### SHORT TASK
Each line containing the word "this" must be collected.

### PROVIDED DATA
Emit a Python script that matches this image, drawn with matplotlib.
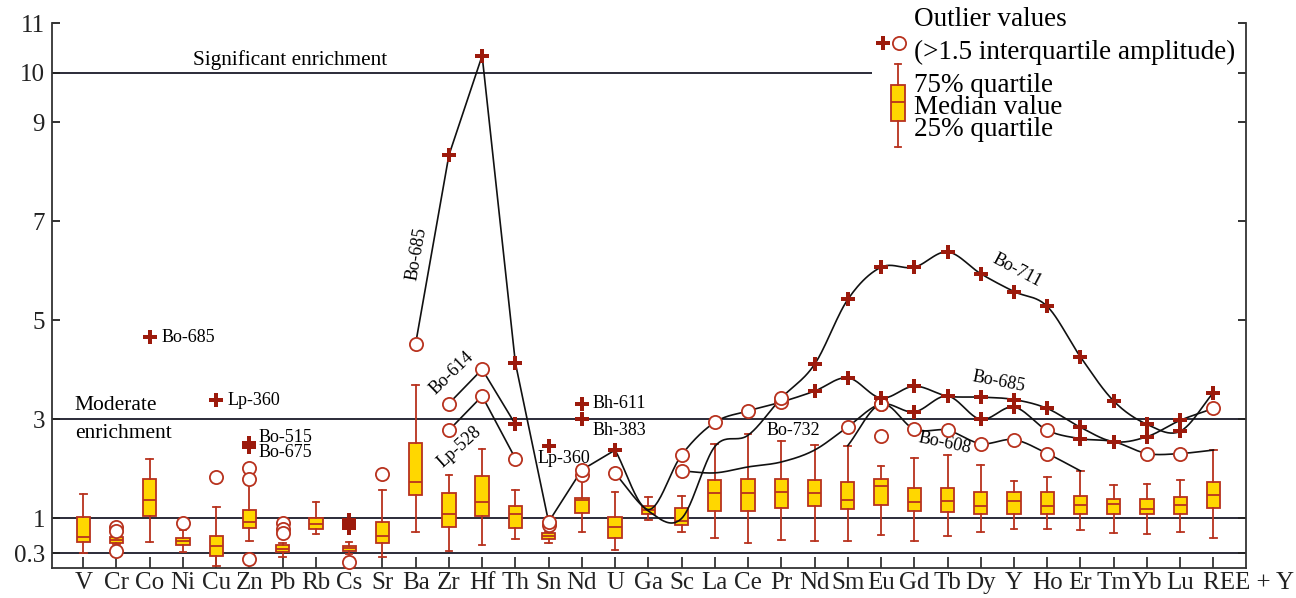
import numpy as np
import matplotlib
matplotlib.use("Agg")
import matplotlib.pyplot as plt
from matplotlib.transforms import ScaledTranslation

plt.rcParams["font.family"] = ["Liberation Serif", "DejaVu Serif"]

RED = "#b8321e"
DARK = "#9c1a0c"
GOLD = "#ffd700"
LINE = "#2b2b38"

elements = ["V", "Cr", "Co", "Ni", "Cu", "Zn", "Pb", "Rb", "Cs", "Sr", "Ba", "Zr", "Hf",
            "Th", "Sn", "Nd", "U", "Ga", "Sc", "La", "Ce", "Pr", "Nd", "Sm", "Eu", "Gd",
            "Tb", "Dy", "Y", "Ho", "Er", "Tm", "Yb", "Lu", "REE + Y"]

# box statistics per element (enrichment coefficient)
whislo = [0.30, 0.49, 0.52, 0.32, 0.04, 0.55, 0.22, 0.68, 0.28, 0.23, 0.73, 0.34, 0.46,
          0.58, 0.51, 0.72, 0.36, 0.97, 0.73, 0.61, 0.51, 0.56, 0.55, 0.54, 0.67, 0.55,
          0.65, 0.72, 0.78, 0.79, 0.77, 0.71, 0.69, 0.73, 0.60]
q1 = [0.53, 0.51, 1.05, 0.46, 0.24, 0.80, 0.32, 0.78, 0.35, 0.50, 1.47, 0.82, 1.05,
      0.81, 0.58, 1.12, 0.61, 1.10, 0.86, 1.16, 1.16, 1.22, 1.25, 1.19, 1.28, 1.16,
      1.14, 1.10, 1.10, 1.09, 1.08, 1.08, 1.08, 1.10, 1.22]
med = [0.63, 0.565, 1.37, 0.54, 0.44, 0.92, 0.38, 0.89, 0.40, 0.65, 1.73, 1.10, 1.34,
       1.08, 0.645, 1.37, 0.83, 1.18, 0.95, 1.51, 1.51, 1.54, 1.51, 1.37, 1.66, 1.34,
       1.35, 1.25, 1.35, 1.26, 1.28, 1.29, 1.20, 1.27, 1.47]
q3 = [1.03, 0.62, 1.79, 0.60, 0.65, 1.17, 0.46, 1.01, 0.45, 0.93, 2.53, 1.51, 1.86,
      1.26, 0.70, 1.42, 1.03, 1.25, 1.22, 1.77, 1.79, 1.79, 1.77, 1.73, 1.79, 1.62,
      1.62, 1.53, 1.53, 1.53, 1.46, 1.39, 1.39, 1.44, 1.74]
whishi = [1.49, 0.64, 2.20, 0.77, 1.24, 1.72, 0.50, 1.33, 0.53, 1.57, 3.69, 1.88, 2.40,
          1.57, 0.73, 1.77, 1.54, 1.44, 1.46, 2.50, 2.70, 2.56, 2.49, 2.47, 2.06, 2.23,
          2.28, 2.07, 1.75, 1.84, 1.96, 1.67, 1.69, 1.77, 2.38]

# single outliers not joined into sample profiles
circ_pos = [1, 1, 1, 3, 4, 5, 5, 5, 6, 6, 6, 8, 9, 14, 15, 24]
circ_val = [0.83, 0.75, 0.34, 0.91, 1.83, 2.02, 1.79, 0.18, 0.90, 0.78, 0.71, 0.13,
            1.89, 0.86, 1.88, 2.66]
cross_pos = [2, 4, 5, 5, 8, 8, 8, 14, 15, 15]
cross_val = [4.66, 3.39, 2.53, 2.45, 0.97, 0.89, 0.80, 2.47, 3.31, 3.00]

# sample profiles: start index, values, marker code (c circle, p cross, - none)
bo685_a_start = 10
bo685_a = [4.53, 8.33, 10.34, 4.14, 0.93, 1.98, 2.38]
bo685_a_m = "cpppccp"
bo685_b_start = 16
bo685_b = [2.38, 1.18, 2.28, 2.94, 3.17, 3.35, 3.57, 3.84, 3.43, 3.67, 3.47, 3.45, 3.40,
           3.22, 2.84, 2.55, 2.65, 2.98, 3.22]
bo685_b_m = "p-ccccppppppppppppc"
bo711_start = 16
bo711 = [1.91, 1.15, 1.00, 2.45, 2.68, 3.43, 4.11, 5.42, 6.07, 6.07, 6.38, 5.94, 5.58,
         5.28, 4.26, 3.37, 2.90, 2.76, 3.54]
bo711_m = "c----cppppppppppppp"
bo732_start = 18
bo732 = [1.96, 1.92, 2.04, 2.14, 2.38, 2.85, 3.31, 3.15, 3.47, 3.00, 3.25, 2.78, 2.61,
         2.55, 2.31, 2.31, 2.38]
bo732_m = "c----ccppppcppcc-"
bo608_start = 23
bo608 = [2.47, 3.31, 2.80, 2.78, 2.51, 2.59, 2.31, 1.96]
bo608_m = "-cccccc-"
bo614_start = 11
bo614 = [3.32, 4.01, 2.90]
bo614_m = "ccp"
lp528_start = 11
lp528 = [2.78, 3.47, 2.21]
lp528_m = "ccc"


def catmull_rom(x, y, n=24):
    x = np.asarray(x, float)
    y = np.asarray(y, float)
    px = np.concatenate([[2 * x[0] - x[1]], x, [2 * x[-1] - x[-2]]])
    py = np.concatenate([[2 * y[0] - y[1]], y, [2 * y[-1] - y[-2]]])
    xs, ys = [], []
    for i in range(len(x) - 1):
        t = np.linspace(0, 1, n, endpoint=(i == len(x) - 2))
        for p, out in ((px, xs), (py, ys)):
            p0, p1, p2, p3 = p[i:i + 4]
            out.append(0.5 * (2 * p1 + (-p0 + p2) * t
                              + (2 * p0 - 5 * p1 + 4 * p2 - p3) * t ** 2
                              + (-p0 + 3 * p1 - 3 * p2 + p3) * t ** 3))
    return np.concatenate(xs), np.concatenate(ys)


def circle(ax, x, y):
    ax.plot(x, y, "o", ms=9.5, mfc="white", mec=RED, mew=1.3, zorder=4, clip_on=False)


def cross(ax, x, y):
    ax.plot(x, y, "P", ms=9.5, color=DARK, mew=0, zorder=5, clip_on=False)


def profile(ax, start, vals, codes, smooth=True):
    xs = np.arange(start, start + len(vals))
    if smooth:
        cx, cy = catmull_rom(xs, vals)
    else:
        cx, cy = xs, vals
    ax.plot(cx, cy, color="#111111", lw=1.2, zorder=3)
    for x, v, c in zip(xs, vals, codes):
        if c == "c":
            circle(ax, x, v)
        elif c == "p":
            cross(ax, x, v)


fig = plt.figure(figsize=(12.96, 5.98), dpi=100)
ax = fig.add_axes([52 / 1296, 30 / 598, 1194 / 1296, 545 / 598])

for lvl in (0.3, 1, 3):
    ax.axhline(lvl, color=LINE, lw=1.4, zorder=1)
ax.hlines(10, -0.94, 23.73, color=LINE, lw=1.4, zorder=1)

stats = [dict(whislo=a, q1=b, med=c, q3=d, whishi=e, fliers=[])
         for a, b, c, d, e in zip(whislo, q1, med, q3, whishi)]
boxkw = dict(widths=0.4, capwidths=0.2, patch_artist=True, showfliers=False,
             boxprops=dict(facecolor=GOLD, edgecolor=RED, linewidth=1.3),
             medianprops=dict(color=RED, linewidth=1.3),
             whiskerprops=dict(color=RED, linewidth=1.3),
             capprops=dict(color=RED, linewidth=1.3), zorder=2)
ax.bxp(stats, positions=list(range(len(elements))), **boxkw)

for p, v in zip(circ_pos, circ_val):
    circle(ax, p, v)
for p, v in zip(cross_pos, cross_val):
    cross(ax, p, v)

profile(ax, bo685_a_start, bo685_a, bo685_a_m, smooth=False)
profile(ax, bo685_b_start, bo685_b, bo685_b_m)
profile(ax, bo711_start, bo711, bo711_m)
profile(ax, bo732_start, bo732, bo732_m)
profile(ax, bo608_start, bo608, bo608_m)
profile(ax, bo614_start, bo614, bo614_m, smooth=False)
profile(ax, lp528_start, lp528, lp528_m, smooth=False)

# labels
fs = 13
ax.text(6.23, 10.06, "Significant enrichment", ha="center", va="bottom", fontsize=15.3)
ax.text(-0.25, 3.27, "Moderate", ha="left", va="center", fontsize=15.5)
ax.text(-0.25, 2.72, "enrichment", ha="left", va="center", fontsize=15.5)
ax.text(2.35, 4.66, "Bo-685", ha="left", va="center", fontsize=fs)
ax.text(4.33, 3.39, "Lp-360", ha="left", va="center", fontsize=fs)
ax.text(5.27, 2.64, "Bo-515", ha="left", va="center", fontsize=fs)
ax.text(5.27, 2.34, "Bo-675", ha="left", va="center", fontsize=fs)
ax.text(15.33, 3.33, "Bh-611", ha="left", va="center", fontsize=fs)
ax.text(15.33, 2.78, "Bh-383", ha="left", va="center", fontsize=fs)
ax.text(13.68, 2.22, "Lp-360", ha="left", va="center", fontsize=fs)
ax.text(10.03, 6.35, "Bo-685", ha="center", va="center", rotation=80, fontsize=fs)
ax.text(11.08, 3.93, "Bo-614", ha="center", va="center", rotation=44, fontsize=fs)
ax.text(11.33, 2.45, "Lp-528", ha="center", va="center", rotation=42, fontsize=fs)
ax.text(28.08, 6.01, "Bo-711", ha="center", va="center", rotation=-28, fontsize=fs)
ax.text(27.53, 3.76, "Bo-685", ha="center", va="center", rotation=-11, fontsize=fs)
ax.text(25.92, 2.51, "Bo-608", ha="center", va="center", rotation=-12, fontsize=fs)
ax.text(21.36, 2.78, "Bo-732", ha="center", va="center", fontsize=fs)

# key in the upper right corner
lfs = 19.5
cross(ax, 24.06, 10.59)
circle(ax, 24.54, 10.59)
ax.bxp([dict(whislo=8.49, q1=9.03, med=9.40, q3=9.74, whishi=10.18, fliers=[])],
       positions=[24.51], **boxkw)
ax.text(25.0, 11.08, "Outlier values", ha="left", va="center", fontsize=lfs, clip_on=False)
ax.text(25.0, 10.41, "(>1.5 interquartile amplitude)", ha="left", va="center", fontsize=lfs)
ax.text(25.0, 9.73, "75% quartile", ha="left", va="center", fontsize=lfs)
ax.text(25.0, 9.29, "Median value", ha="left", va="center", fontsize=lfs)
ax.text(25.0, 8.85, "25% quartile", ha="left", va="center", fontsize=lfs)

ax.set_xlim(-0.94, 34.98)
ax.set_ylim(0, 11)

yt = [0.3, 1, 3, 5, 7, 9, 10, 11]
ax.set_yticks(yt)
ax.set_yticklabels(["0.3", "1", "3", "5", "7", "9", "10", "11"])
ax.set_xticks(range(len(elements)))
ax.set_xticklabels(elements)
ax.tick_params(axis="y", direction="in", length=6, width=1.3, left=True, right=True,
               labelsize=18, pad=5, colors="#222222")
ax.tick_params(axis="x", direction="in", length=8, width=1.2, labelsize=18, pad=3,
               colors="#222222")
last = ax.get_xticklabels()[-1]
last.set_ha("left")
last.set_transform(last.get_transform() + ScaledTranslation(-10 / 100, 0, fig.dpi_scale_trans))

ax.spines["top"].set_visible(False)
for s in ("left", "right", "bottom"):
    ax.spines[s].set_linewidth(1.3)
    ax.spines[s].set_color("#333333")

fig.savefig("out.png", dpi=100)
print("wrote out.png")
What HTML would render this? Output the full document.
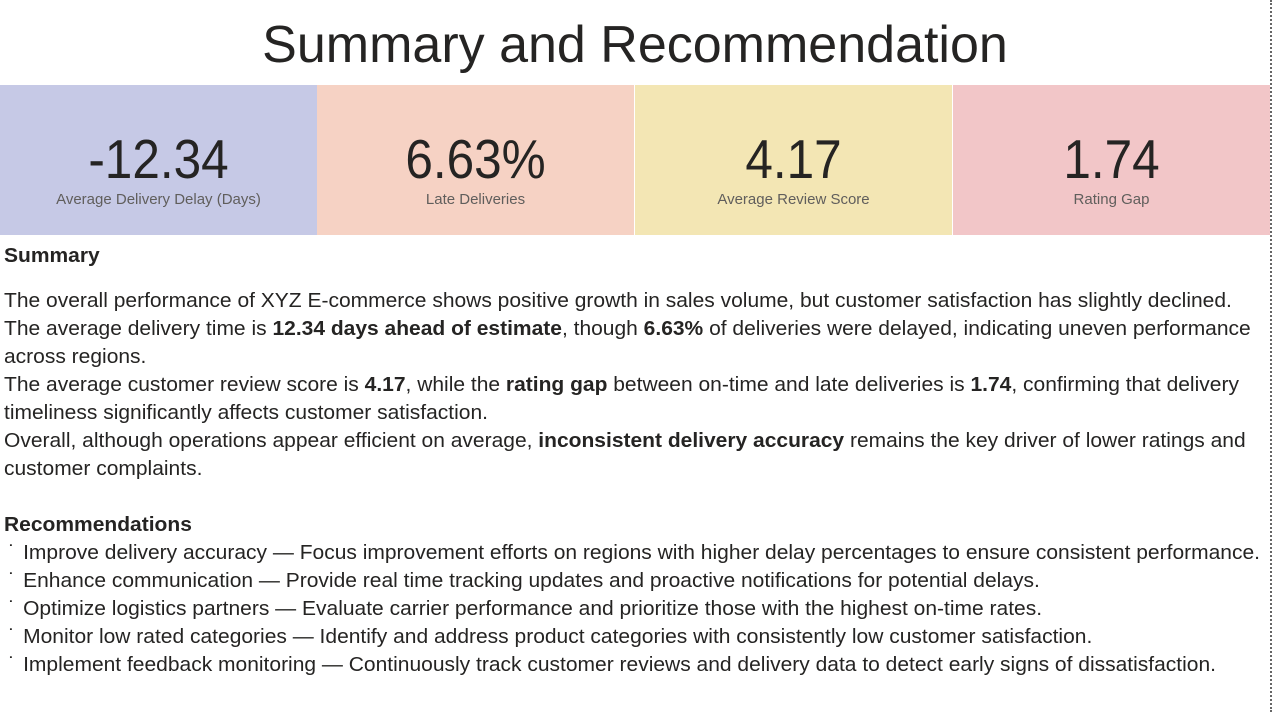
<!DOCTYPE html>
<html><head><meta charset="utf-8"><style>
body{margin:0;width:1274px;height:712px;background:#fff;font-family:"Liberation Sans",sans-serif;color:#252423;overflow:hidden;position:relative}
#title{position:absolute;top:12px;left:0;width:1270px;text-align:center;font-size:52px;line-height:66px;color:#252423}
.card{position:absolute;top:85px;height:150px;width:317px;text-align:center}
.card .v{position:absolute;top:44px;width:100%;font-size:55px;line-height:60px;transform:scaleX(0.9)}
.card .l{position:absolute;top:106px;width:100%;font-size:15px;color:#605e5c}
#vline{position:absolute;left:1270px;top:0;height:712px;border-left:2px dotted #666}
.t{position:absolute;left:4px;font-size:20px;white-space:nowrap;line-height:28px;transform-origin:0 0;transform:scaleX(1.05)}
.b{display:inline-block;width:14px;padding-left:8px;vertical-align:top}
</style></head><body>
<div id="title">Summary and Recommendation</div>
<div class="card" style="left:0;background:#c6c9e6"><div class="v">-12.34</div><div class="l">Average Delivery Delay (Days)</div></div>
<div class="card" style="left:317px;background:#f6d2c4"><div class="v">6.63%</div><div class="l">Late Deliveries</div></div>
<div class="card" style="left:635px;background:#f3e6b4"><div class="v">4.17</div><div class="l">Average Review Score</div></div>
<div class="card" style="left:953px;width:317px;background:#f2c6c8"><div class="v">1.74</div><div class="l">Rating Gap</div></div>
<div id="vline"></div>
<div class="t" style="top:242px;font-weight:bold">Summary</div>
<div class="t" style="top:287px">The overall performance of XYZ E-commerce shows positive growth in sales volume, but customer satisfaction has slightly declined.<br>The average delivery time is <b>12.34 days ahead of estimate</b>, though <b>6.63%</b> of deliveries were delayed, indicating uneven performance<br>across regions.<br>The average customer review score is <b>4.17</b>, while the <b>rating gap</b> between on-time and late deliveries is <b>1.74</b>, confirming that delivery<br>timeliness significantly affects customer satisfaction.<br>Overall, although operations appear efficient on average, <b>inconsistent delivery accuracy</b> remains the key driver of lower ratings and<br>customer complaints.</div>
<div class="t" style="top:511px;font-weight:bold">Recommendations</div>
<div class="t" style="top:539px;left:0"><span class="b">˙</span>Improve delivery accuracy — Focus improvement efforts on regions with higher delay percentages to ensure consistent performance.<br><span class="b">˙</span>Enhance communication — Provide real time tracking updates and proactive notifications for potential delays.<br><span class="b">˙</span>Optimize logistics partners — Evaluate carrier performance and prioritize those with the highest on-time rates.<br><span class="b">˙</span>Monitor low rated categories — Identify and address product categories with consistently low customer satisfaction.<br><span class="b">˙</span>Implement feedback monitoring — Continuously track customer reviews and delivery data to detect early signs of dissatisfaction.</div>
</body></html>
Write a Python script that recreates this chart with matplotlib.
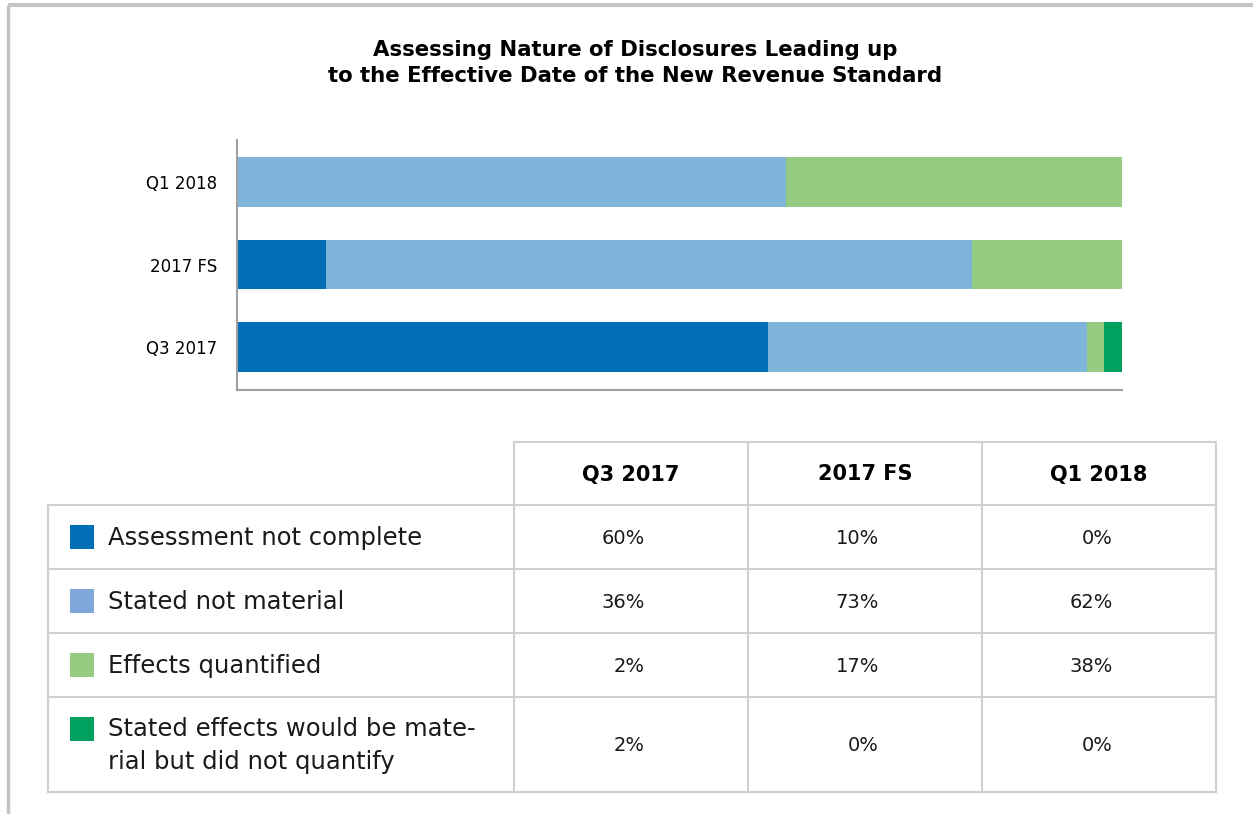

### WRITTEN REPLY
Emit a Python script that matches this image, drawn with matplotlib.
What HTML would render this? Output the full document.
Write a Python script that recreates this chart with matplotlib.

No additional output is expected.